Die dunklen Wolken über dem Autodromo Enzo e Dino Ferrari verliehen dem Kurs noch etwas mehr Dramatik. Pfützen auf dem Asphalt, Tifosi unter Regenschirmen.
Bereit und gespannt auf den großen Auftritt der drei großen Teams beim Großen Preis der Emilia Romagna: Ferrari, Mercedes, Red Bull. Und ihren Stars: Charles Leclerc, Lewis Hamilton, Max Verstappen. Vereint in der Gier nach dem ersten oder nächsten Formel-1-Titel. Und doch so unterschiedlich.
Was für WM-Spitzenreiter Charles Leclerc spricht
Im Moment sehr vieles.
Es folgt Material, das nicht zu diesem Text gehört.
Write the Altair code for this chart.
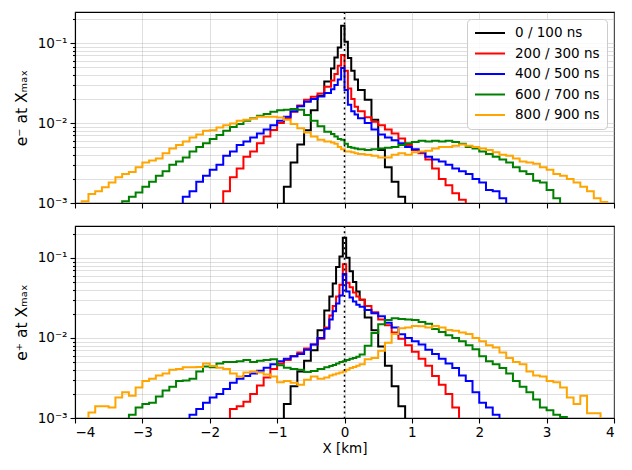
import altair as alt
import pandas as pd

SERIES = ["0 / 100 ns", "200 / 300 ns", "400 / 500 ns", "600 / 700 ns", "800 / 900 ns"]
COLORS = ["black", "red", "blue", "green", "orange"]

XTICKS = [-4, -3, -2, -1, 0, 1, 2, 3, 4]
YTICKS = [0.001, 0.002, 0.003, 0.004, 0.005, 0.006, 0.007, 0.008, 0.009,
          0.01, 0.02, 0.03, 0.04, 0.05, 0.06, 0.07, 0.08, 0.09, 0.1, 0.2]

# histogram bin edges (km)
EDGES_TOP = ([round(-4.0 + 0.1 * i, 3) for i in range(39)]
             + [-0.15, -0.1, -0.05, 0.0, 0.05, 0.1, 0.15]
             + [round(0.2 + 0.1 * i, 3) for i in range(39)])
EDGES_BOT = ([round(-4.0 + 0.1 * i, 3) for i in range(38)]
             + [-0.225, -0.175, -0.125, -0.075, -0.025, 0.025, 0.075, 0.125, 0.175, 0.225]
             + [round(0.3 + 0.1 * i, 3) for i in range(38)])

# ---- e- at Xmax : (first bin left edge, bin contents) ----
TOP_BLACK_START = -1.0
TOP_BLACK = [5e-4, 1.6e-3, 3.2e-3, 5.4e-3, 8.1e-3, 0.0145, 0.022, 0.033,
             0.048, 0.066, 0.088, 0.165, 0.104, 0.065, 0.045, 0.035,
             0.026, 0.0195, 0.011, 4.6e-3, 2.8e-3, 1.85e-3, 1.2e-3, 5e-4]

TOP_RED_START = -1.9
TOP_RED = [5e-4, 1.4e-3, 2.1e-3, 2.7e-3, 3.8e-3, 4.4e-3, 5.6e-3, 6.8e-3, 8.2e-3, 0.010,
           0.0115, 0.0138, 0.0166, 0.0195, 0.0214, 0.0235, 0.0285,
           0.034, 0.041, 0.052, 0.071, 0.045, 0.027, 0.020, 0.016,
           0.014, 0.0118, 0.0104, 0.0094, 0.0083, 0.0074, 0.0064, 0.0053, 0.0046,
           0.0042, 0.0035, 0.0027, 0.0020, 0.00167, 0.00132, 0.0011, 5e-4]

TOP_BLUE_START = -2.5
TOP_BLUE = [5e-4, 1.2e-3, 1.4e-3, 1.85e-3, 2.2e-3, 2.6e-3, 3.0e-3, 3.9e-3, 4.4e-3, 5.3e-3,
            5.9e-3, 6.6e-3, 7.4e-3, 8.3e-3, 9.4e-3, 0.0107, 0.012, 0.0141, 0.0162, 0.0185,
            0.020, 0.0215, 0.0237,
            0.0265, 0.030, 0.035, 0.049, 0.026, 0.017, 0.014, 0.0128,
            0.0115, 0.0100, 0.0083, 0.0072, 0.0066, 0.0061, 0.0056, 0.0050, 0.0047, 0.0043,
            0.0038, 0.0035, 0.0033, 0.0030, 0.0027, 0.0025, 0.0023, 0.0020, 0.0018, 0.00145,
            0.0014, 0.00115, 5e-4]

TOP_GREEN_START = -3.4
TOP_GREEN = [5e-4, 1.05e-3, 1.2e-3, 1.35e-3, 1.6e-3, 1.85e-3, 2.2e-3, 2.5e-3, 3.0e-3, 3.3e-3,
             3.7e-3, 4.4e-3, 5.0e-3, 5.6e-3, 6.3e-3, 7.1e-3, 8.0e-3, 8.9e-3, 9.7e-3, 0.0107,
             0.0115, 0.0123, 0.013, 0.0138, 0.0145, 0.0147, 0.0150, 0.0147, 0.0126, 0.0107,
             0.0091, 0.0078,
             0.0073, 0.0068, 0.0063, 0.0062, 0.0055, 0.0050, 0.0049, 0.0048,
             0.0047, 0.0046, 0.0047, 0.0048, 0.0049, 0.0050, 0.0053, 0.0056, 0.0058, 0.0060,
             0.0059, 0.0060, 0.0059, 0.0060, 0.0058, 0.0055, 0.0050, 0.0048, 0.0044, 0.0041,
             0.0038, 0.0035, 0.0032, 0.0028, 0.0025, 0.0023, 0.0019, 0.0018, 0.00145, 0.00115,
             5e-4]

TOP_ORANGE_START = -4.0
TOP_ORANGE = [5e-4, 1.05e-3, 1.3e-3, 1.4e-3, 1.57e-3, 1.8e-3, 2.1e-3, 2.3e-3, 2.45e-3, 2.8e-3,
              3.2e-3, 3.4e-3, 3.6e-3, 4.2e-3, 4.8e-3, 5.3e-3, 5.9e-3, 6.6e-3, 7.2e-3, 8.0e-3,
              8.1e-3, 8.8e-3, 9.4e-3, 9.9e-3, 0.0107, 0.0110, 0.0114, 0.0120, 0.0120, 0.0120,
              0.0117, 0.0110, 0.0097, 0.0086, 0.0076, 0.0068, 0.0062, 0.0059,
              0.0057, 0.0055, 0.0050, 0.0047, 0.0044, 0.0044, 0.0043, 0.0042,
              0.0041, 0.0040, 0.0039, 0.0037, 0.0037, 0.0040, 0.0042, 0.0040, 0.0043, 0.0044,
              0.0045, 0.0048, 0.0050, 0.0050, 0.0052, 0.0054, 0.0052, 0.0050, 0.0048, 0.0046,
              0.0043, 0.0040, 0.0039, 0.0036, 0.0033, 0.0032, 0.0031, 0.0028, 0.0026, 0.0023,
              0.0022, 0.0020, 0.0018, 0.0016, 0.0014, 0.00115, 1.03e-3, 5e-4]

# ---- e+ at Xmax ----
BOT_BLACK_START = -1.0
BOT_BLACK = [5e-4, 1.5e-3, 2.5e-3, 3.8e-3, 5.2e-3, 7.0e-3, 0.0125,
             0.022, 0.033, 0.048, 0.077, 0.104, 0.178, 0.100, 0.068, 0.050, 0.038, 0.030,
             0.018, 0.0125, 7.8e-3, 4.5e-3, 2.5e-3, 1.4e-3, 5e-4]

BOT_RED_START = -1.8
BOT_RED = [5e-4, 1.3e-3, 1.4e-3, 1.6e-3, 2.0e-3, 2.55e-3, 3.2e-3, 4.1e-3, 4.8e-3, 5.3e-3,
           5.9e-3, 6.6e-3, 7.4e-3, 8.3e-3, 9.8e-3,
           0.0135, 0.019, 0.025, 0.033, 0.046, 0.083, 0.049, 0.043, 0.037, 0.033, 0.030,
           0.025, 0.021, 0.017, 0.0144, 0.0117, 9.8e-3, 8.1e-3, 6.7e-3, 5.5e-3, 4.5e-3,
           3.35e-3, 2.6e-3, 2.0e-3, 1.35e-3, 5e-4]

BOT_BLUE_START = -2.4
BOT_BLUE = [5e-4, 1.1e-3, 1.3e-3, 1.55e-3, 1.8e-3, 2.0e-3, 2.3e-3, 2.75e-3, 3.1e-3, 3.35e-3,
            3.6e-3, 3.9e-3, 4.25e-3, 4.7e-3, 5.1e-3, 5.5e-3, 5.9e-3, 6.3e-3, 7.1e-3, 8.3e-3,
            0.010,
            0.013, 0.017, 0.0215, 0.027, 0.034, 0.063, 0.038, 0.032, 0.0285, 0.026, 0.0245,
            0.0224, 0.0204, 0.0186, 0.0155, 0.0135, 0.0111, 0.010, 9.1e-3, 8.3e-3, 7.1e-3,
            6.3e-3, 5.5e-3, 4.8e-3, 4.2e-3, 3.4e-3, 2.9e-3, 2.1e-3, 1.55e-3, 1.35e-3, 1.1e-3,
            5e-4]

BOT_GREEN_START = -3.3
BOT_GREEN = [5e-4, 1.1e-3, 1.35e-3, 1.5e-3, 1.55e-3, 1.85e-3, 2.2e-3, 2.45e-3, 2.9e-3, 2.95e-3,
             3.1e-3, 3.8e-3, 4.4e-3, 4.3e-3, 4.8e-3, 5.0e-3, 5.0e-3, 5.1e-3, 5.3e-3, 5.0e-3,
             5.2e-3, 5.3e-3, 5.4e-3, 4.55e-3, 4.25e-3, 4.1e-3, 4.0e-3, 3.75e-3, 3.85e-3, 4.1e-3,
             4.3e-3, 4.45e-3, 4.6e-3, 4.8e-3, 5.0e-3, 5.1e-3, 5.3e-3, 5.5e-3, 5.6e-3, 5.8e-3,
             6.2e-3,
             8.0e-3, 0.0115, 0.0148, 0.0168, 0.0176, 0.0172, 0.0170, 0.0168, 0.0158, 0.0150,
             0.0129, 0.0119, 0.0108, 0.0100, 9.1e-3, 8.1e-3, 7.2e-3, 5.9e-3, 5.1e-3, 4.7e-3,
             4.2e-3, 3.6e-3, 2.9e-3, 2.45e-3, 2.1e-3, 1.7e-3, 1.35e-3, 1.25e-3, 1.1e-3, 1.03e-3,
             5e-4]

BOT_ORANGE_START = -3.9
BOT_ORANGE = [5e-4, 1.17e-3, 1.4e-3, 1.4e-3, 1.35e-3, 1.8e-3, 2.1e-3, 1.9e-3, 2.4e-3, 2.9e-3,
              3.1e-3, 3.4e-3, 3.6e-3, 4.0e-3, 4.1e-3, 4.3e-3, 4.3e-3, 4.35e-3, 4.8e-3, 4.45e-3,
              4.25e-3, 4.1e-3, 3.6e-3, 3.3e-3, 3.7e-3, 3.8e-3, 3.7e-3, 3.5e-3, 3.3e-3, 2.8e-3,
              2.9e-3, 2.75e-3, 2.6e-3, 3.0e-3, 3.3e-3, 3.1e-3,
              3.2e-3, 3.4e-3, 3.5e-3, 3.6e-3, 3.7e-3, 3.8e-3, 4.0e-3, 4.2e-3, 4.35e-3, 4.5e-3,
              4.7e-3,
              5.4e-3, 5.6e-3, 6.9e-3, 8.7e-3, 0.0112, 0.0132, 0.0135, 0.0141, 0.0140, 0.0135,
              0.0141, 0.0135, 0.0126, 0.0123, 0.0117, 0.0112, 0.0100, 9.1e-3, 8.1e-3, 7.6e-3,
              6.6e-3, 5.6e-3, 5.0e-3, 4.7e-3, 3.8e-3, 3.4e-3, 3.3e-3, 2.9e-3, 2.8e-3, 2.4e-3,
              1.8e-3, 1.5e-3, 1.9e-3, 1.15e-3, 1.15e-3, 5e-4]

TOP_SERIES = [(TOP_BLACK_START, TOP_BLACK), (TOP_RED_START, TOP_RED), (TOP_BLUE_START, TOP_BLUE),
              (TOP_GREEN_START, TOP_GREEN), (TOP_ORANGE_START, TOP_ORANGE)]
BOT_SERIES = [(BOT_BLACK_START, BOT_BLACK), (BOT_RED_START, BOT_RED), (BOT_BLUE_START, BOT_BLUE),
              (BOT_GREEN_START, BOT_GREEN), (BOT_ORANGE_START, BOT_ORANGE)]


def make_rows(edges, series):
    rows = []
    for name, (start, vals) in zip(SERIES, series):
        i0 = next(k for k, e in enumerate(edges) if abs(e - start) < 1e-9)
        for j, v in enumerate(vals):
            rows.append({"x": edges[i0 + j], "y": v, "s": name})
        end = min(i0 + len(vals), len(edges) - 1)
        rows.append({"x": edges[end], "y": vals[-1], "s": name})
    return pd.DataFrame(rows)


FS = 13.5
MAJOR = "datum.value == 0.1 || datum.value == 0.01 || datum.value == 0.001"
YLABEL = ("datum.value == 0.1 ? '10⁻¹' : datum.value == 0.01 ? '10⁻²' : "
          "datum.value == 0.001 ? '10⁻³' : ''")
XLABEL = "datum.value < 0 ? '−' + (-datum.value) : '' + datum.value"
W = 539


def panel(df, ytitle, ymax, bottom, height):
    if bottom:
        xenc = alt.X("x:Q", title="X [km]",
                     scale=alt.Scale(domain=[-4, 4], nice=False, zero=False),
                     axis=alt.Axis(values=XTICKS, labelExpr=XLABEL, tickSize=5, grid=True,
                                   labelPadding=2, titlePadding=3))
        color = alt.Color("s:N", scale=alt.Scale(domain=SERIES, range=COLORS), legend=None)
    else:
        xenc = alt.X("x:Q", title=None,
                     scale=alt.Scale(domain=[-4, 4], nice=False, zero=False),
                     axis=alt.Axis(values=XTICKS, labels=False, tickSize=5, grid=True))
        color = alt.Color("s:N", scale=alt.Scale(domain=SERIES, range=COLORS),
                          legend=alt.Legend(orient="top-right", title=None, offset=7, padding=7,
                                            fillColor="rgba(255,255,255,0.85)",
                                            strokeColor="#cccccc", cornerRadius=4,
                                            labelFontSize=FS, labelColor="black",
                                            symbolType="stroke", symbolSize=900,
                                            symbolStrokeWidth=2, clipHeight=14,
                                            rowPadding=6.5, labelOffset=9))
    yenc = alt.Y("y:Q", title=ytitle,
                 scale=alt.Scale(type="log", domain=[0.001, ymax], nice=False),
                 axis=alt.Axis(values=YTICKS, labelExpr=YLABEL, grid=True,
                               tickSize={"condition": {"test": MAJOR, "value": 5}, "value": 2.5},
                               labelPadding=3, titlePadding=8, titleFontSize=15.5))
    lines = alt.Chart(df).mark_line(interpolate="step-after", clip=True, strokeWidth=2).encode(
        x=xenc, y=yenc, color=color)
    rule = alt.Chart(pd.DataFrame({"x": [0.0]})).mark_rule(
        color="black", strokeDash=[2, 3.3], strokeWidth=1.5).encode(x=alt.X("x:Q"))
    return alt.layer(lines, rule).properties(width=W, height=height)


top = panel(make_rows(EDGES_TOP, TOP_SERIES), "e⁻ at Xₘₐₓ", 0.245, False, 191)
bot = panel(make_rows(EDGES_BOT, BOT_SERIES), "e⁺ at Xₘₐₓ", 0.25, True, 192)

chart = (
    alt.vconcat(top, bot, spacing=13)
    .resolve_scale(color="independent", y="independent")
    .resolve_legend(color="independent")
    .properties(padding={"left": 5, "top": 2, "right": 0, "bottom": 3})
    .configure(font="DejaVu Sans")
    .configure_view(stroke="black", strokeWidth=1.1)
    .configure_axis(labelFontSize=FS, titleFontSize=FS, labelColor="black", titleColor="black",
                    tickColor="black", domainColor="black", titleFontWeight="normal",
                    gridColor="#b0b0b0", gridOpacity=0.5, gridWidth=0.8,
                    domainWidth=1.1, tickWidth=1.1)
)

chart.save("out.html", embed_options={"renderer": "svg", "actions": False})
Der 24 Jahre alte Monegasse fährt das beste Auto im Feld. Der Ferrari F1-75 wird vom stärksten Motor angetrieben. Schon bei den Testfahrten vor der Saison wurde klar: Dieser Ferrari ist ein Siegauto: schnell und zuverlässig. In Australien wurden zuletzt Erinnerungen an die Dominanz eines Michael Schumacher im Ferrari wach. «Manchmal schien es mir, als würde ich diese guten Zeiten noch einmal erleben», sagte Teamchef Mattia Binotto vor dem Heimrennen in einem Interview der italienischen Zeitung «Corriere della Sera».
Dazu kommt in Leclerc ein noch junger, aber schon gereifter Pilot. 2019 stieg er von Sauber zu Ferrari auf, wurde Teamkollege von Sebastian Vettel und machte von Beginn an klar: Auch ein viermaliger Weltmeister sollte ihn fürchten. In den drei gemeinsamen Jahren landete er in der WM jeweils vor Vettel. Fahrerisch hat sich der Monegasse, der sich über die Titel in der GP3 und der Formel 2 für die Königsklasse empfohlen hatte, stetig verbessert und findet derzeit die passende Balance zwischen Aggressivität und Kalkül. Und auch auf das einstige Hassduell zu Kartzeiten mit dem gleichaltrigen Verstappen schaut Leclerc mittlerweile eher gelassen zurück. Es gebe jetzt viel Respekt füreinander. Mal sehen, ob das auch so bleibt.
Was für Rekordweltmeister Lewis Hamilton spricht
Mercedes hat die WM jahrelang dominiert. Mercedes hat aber auch schon im vergangenen Jahr im Duell mit Red Bull wieder üben können, was es heißt, aufholen zu müssen. Das Team ist seit Jahren gewachsen, der Erfolg hat es zusammengeschweißt. Die letztlich verlorene Fahrer-WM gegen Verstappen traf das Team zwar tief, hat es aber nicht zu Boden geschickt. Die Gier nach Revanche ist enorm.
In George Russell steht Hamilton ein mehr als viel versprechender Kollege nun zur Seite. Und Hamilton selbst kann eh nichts mehr aus der Bahn werfen. Das bittere Finale 2021 im Hinterkopf, besinnt sich der Brite auf seine Qualitäten, die Stärken seines Teams und die gemeinsamen Erfahrungen. «Wir haben in den Jahren vorher gesehen, wie viel in einer Saison passieren kann», sagte er am Freitag. Zur Rechnung seines Teamchefs Toto Wolff, der die Titelchance auf nur noch 20 Prozent beziffert, sagte Hamilton: «Ich bin kein Mathematiker.» Es werde auf jeden Fall hart. Aber genau diese Herausforderungen haben Hamilton und Mercedes zu dem gemacht, was sie sind.
Was für Titelverteidiger Max Verstappen spricht
Mit der Krönung im vergangenen Jahr fiel eine unendliche Last von dem Niederländer ab. Genau das kann jetzt hilfreich sein. Er ist megaehrgeizig, aber das sind sie alle, die wirklich um den WM-Titel fahren. Nur zu verbissen zu sein, könnte aktuell in eine Abwärtsspirale führen. Verzweifeln hilft nicht. Die Saison ist wie Hamilton betont noch lang. Und vor Rückschlägen ist auch die Konkurrenz nicht gefeit.
Allerdings sind Probleme mit der Zuverlässigkeit immer das, was die Teams am meisten fürchten. Zehntelsekunden finden, um schneller zu werden, ist die eine Sache. Defekte sind eine andere. «Es waren unterschiedliche Dinge. Wir haben sie ausgeräumt», sagte Verstappen in Imola: «Aber wir müssen sehen, ob es nun klappt.» Sein Team kennt die Rolle des Jägers nur zu gut. Jahrelang fuhren sie hinter Mercedes her. Und nun hinter Ferrari.